>> BEGIN

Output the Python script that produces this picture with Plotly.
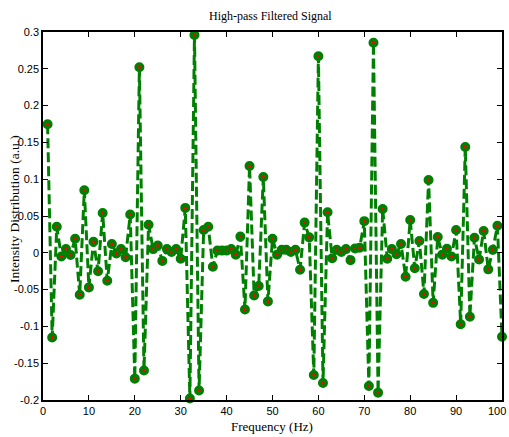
import plotly.graph_objects as go

freq = list(range(1, 101))
intensity = [
    0.1746, -0.115, 0.0355, -0.005, 0.005, -0.003, 0.019, -0.057, 0.085, -0.047,
    0.015, -0.025, 0.054, -0.038, 0.012, -0.001, 0.005, -0.006, 0.052, -0.171,
    0.252, -0.160, 0.038, 0.005, 0.010, -0.011, 0.005, 0.001, 0.005, -0.008,
    0.061, -0.198, 0.296, -0.187, 0.031, 0.0355, -0.019, 0.003, 0.003, 0.003,
    0.005, -0.0025, 0.022, -0.077, 0.118, -0.058, -0.045, 0.103, -0.066, 0.019,
    -0.0025, 0.004, 0.004, 0.001, 0.004, -0.023, 0.041, 0.021, -0.166, 0.267,
    -0.177, 0.055, -0.0075, 0.004, 0.001, 0.005, -0.010, 0.006, 0.007, 0.043,
    -0.181, 0.2855, -0.190, 0.0595, -0.008, 0.005, -0.002, 0.012, -0.0325, 0.0445,
    -0.021, 0.016, -0.056, 0.099, -0.068, 0.0215, -0.0025, 0.0056, -0.005, 0.031,
    -0.097, 0.1437, -0.087, 0.0205, -0.009, 0.0296, -0.0225, 0.004, 0.0368, -0.114,
]

x_ticks = [0, 10, 20, 30, 40, 50, 60, 70, 80, 90, 100]
x_tick_text = ["0", "10", "20", "30", "40", "50", "60", "70", "80", "90", "100"]
y_ticks = [-0.2, -0.15, -0.1, -0.05, 0, 0.05, 0.1, 0.15, 0.2, 0.25, 0.3]
y_tick_text = ["-0.2", "-0.15", "-0.1", "-0.05", "0", "0.05", "0.1", "0.15", "0.2", "0.25", "0.3"]

title_text = "High-pass Filtered Signal"
x_title = "Frequency (Hz)"
y_title = "Intensity Distribution (a.u.)"

fig = go.Figure()
fig.add_trace(go.Scatter(
    x=freq, y=intensity, mode="lines+markers",
    line=dict(color="#008000", width=3, dash="10px,4px"),
    marker=dict(color="#ff0000", size=6.5, line=dict(color="#008000", width=3.5)),
    showlegend=False, cliponaxis=False,
))

serif = "Liberation Serif, Times New Roman, serif"
tick_font = dict(family="Liberation Sans Narrow, Arial Narrow, Liberation Sans, Arial", size=11, color="#000")
L, R, T, B = 43, 7, 32, 37
W, H = 509, 437
# the last x tick label sits at the figure's right edge: draw it as a right-anchored annotation
axis_x_text = x_tick_text[:-1] + [""]
fig.update_layout(
    width=W, height=H,
    margin=dict(l=L, r=R, t=T, b=B, autoexpand=False),
    paper_bgcolor="white", plot_bgcolor="white",
    xaxis=dict(range=[0, 100], tickvals=x_ticks, ticktext=axis_x_text, ticks="inside", ticklen=5,
               tickcolor="#000", showline=True, linecolor="#000", linewidth=1.5, mirror="ticks",
               showgrid=False, zeroline=False, tickfont=tick_font, automargin=False,
               ticklabeloverflow="allow"),
    yaxis=dict(range=[-0.2, 0.3], tickvals=y_ticks, ticktext=y_tick_text, ticks="inside", ticklen=5,
               tickcolor="#000", showline=True, linecolor="#000", linewidth=1.5, mirror="ticks",
               showgrid=False, zeroline=False, tickfont=tick_font, automargin=False,
               ticklabeloverflow="allow"),
    annotations=[
        dict(text=x_tick_text[-1], xref="x", yref="paper", x=x_ticks[-1], y=0, yshift=-3,
             xanchor="right", yanchor="top", xshift=6, showarrow=False, font=tick_font),
        dict(text=title_text, xref="paper", yref="paper", x=(270 - L) / (W - L - R),
             y=1 + (T - 16) / (H - T - B), showarrow=False, xanchor="center", yanchor="middle",
             font=dict(family=serif, size=12, color="#000")),
        dict(text=x_title, xref="paper", yref="paper", x=(272 - L) / (W - L - R),
             y=-(426 - (H - B)) / (H - T - B), showarrow=False, xanchor="center", yanchor="middle",
             font=dict(family=serif, size=13, color="#000")),
        dict(text=y_title, xref="paper", yref="paper", x=-(L - 14) / (W - L - R),
             y=(H - B - 209) / (H - T - B), showarrow=False, xanchor="center", yanchor="middle",
             textangle=-90, font=dict(family=serif, size=13.5, color="#000")),
    ],
)

fig.write_html("out.html", config={"displayModeBar": False},
               post_script="document.body.style.margin='0';document.body.style.padding='0';")
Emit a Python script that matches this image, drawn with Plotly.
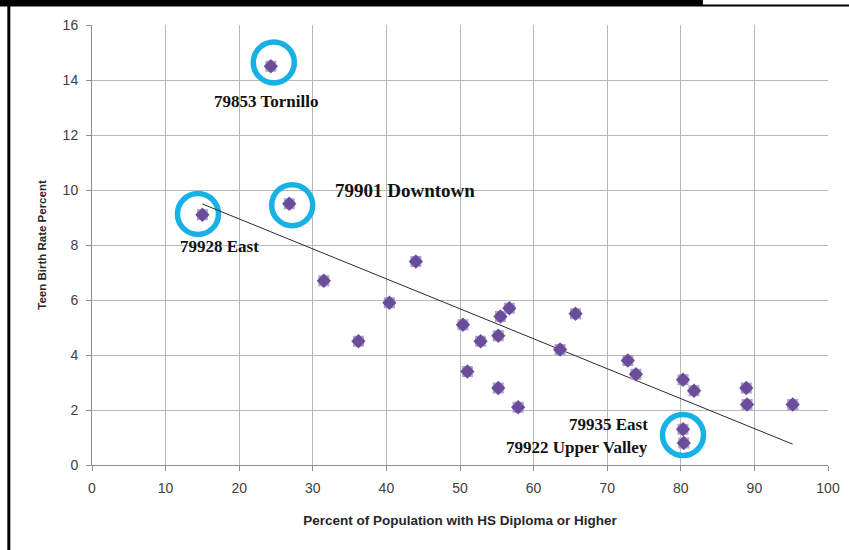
import numpy as np
import plotly.graph_objects as go

# ---- data ----
hs_diploma_pct = [24.3, 15.0, 26.8, 31.5, 36.2, 40.4, 44.0, 50.4, 51.0, 52.8, 55.2, 55.2, 55.5,
                  56.7, 57.9, 63.6, 65.7, 72.8, 73.9, 80.3, 81.8, 88.9, 89.0, 95.2, 80.3, 80.4]
teen_birth_pct = [14.5, 9.1, 9.5, 6.7, 4.5, 5.9, 7.4, 5.1, 3.4, 4.5, 2.8, 4.7, 5.4,
                  5.7, 2.1, 4.2, 5.5, 3.8, 3.3, 3.1, 2.7, 2.8, 2.2, 2.2, 1.3, 0.8]

highlight_x = [24.7, 14.4, 27.2, 80.3]
highlight_y = [14.64, 9.13, 9.45, 1.09]

label_text = ["79853 Tornillo", "79901 Downtown", "79928 East", "79935 East", "79922 Upper Valley"]
label_x = [23.6, 42.5, 17.3, 75.8, 75.8]
label_y = [13.21, 9.97, 7.94, 1.49, 0.65]
label_size = [17, 19, 17, 17, 17]
label_anchor = ["center", "center", "center", "right", "right"]

x_ticks = list(range(0, 101, 10))
y_ticks = list(range(0, 17, 2))

# linear trendline (least squares) over the data range
xa = np.array(hs_diploma_pct)
ya = np.array(teen_birth_pct)
slope, intercept = np.polyfit(xa, ya, 1)
trend_x = [xa.min(), xa.max()]
trend_y = [slope * v + intercept for v in trend_x]

fig = go.Figure()

fig.add_trace(go.Scatter(x=highlight_x, y=highlight_y, mode="markers",
                         marker=dict(symbol="circle-open", size=41, color="#17b1e6",
                                     line=dict(width=5.5, color="#17b1e6")),
                         hoverinfo="skip", showlegend=False))

fig.add_trace(go.Scatter(x=trend_x, y=trend_y, mode="lines",
                         line=dict(color="#2b2b2b", width=1), showlegend=False))

fig.add_trace(go.Scatter(x=hs_diploma_pct, y=teen_birth_pct, mode="markers",
                         marker=dict(symbol="square", size=11, color="#ada1cb",
                                     line=dict(width=0)),
                         hoverinfo="skip", showlegend=False))
fig.add_trace(go.Scatter(x=hs_diploma_pct, y=teen_birth_pct, mode="markers",
                         marker=dict(symbol="diamond", size=11, color="#6a4c9b",
                                     line=dict(width=0)),
                         showlegend=False))

for t, lx, ly, s, a in zip(label_text, label_x, label_y, label_size, label_anchor):
    fig.add_annotation(x=lx, y=ly, text="<b>" + t + "</b>", showarrow=False, xanchor=a,
                       yanchor="middle",
                       font=dict(family="Liberation Serif", size=s, color="#111111"))

# outer frame decorations
fig.add_shape(type="rect", xref="paper", yref="paper", x0=-0.13, x1=0.830, y0=1.0435, y1=1.08,
              fillcolor="black", line=dict(width=0), layer="above")
fig.add_shape(type="line", xref="paper", yref="paper", x0=-0.13, x1=1.03, y0=1.0445, y1=1.0445,
              line=dict(color="black", width=2))
fig.add_shape(type="line", xref="paper", yref="paper", x0=-0.113, x1=-0.113, y0=1.047, y1=-0.2,
              line=dict(color="black", width=3))

axis_font = dict(family="Liberation Sans", size=14, color="#404040")

fig.update_layout(
    width=849, height=550,
    margin=dict(l=92, r=21, t=25, b=85),
    paper_bgcolor="white", plot_bgcolor="white",
    showlegend=False,
    xaxis=dict(range=[0, 100], tickvals=x_ticks, showgrid=True, gridcolor="#b8b8b8", gridwidth=1,
               zeroline=False, showline=True, linecolor="#8c8c8c", linewidth=1,
               ticks="outside", ticklen=5, tickcolor="#8c8c8c", tickfont=axis_font,
               ticklabelstandoff=5, automargin=False,
               title=dict(text="<b>Percent of Population with HS Diploma or Higher</b>",
                          font=dict(family="Liberation Sans", size=13.5, color="#262626"),
                          standoff=20)),
    yaxis=dict(range=[0, 16], tickvals=y_ticks, showgrid=True, gridcolor="#b8b8b8", gridwidth=1,
               zeroline=False, showline=True, linecolor="#8c8c8c", linewidth=1,
               ticks="outside", ticklen=5, tickcolor="#8c8c8c", tickfont=axis_font,
               ticklabelstandoff=5, automargin=False,
               title=dict(text="<b>Teen Birth Rate Percent</b>",
                          font=dict(family="Liberation Sans", size=11.5, color="#262626"),
                          standoff=13)),
)

fig.write_html("out.html", config={"displayModeBar": False},
               post_script="document.body.style.margin='0px';")
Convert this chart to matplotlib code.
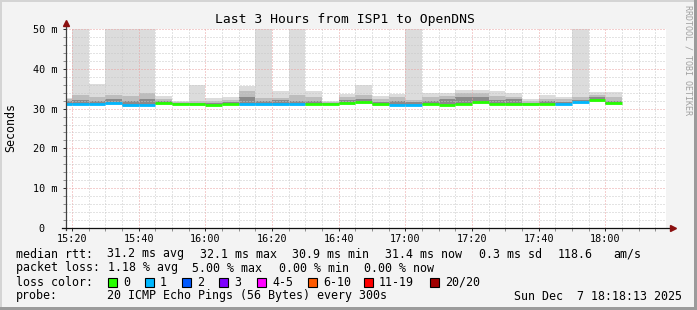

>> END

* [TASK STATEMENT]
Track down all lines above with the string "this" and copy them.

* [COMPLETED TASK]
Output the Python script that produces this picture with Plotly.
Emit a Python script that matches this image, drawn with Plotly.
Convert this chart to matplotlib code.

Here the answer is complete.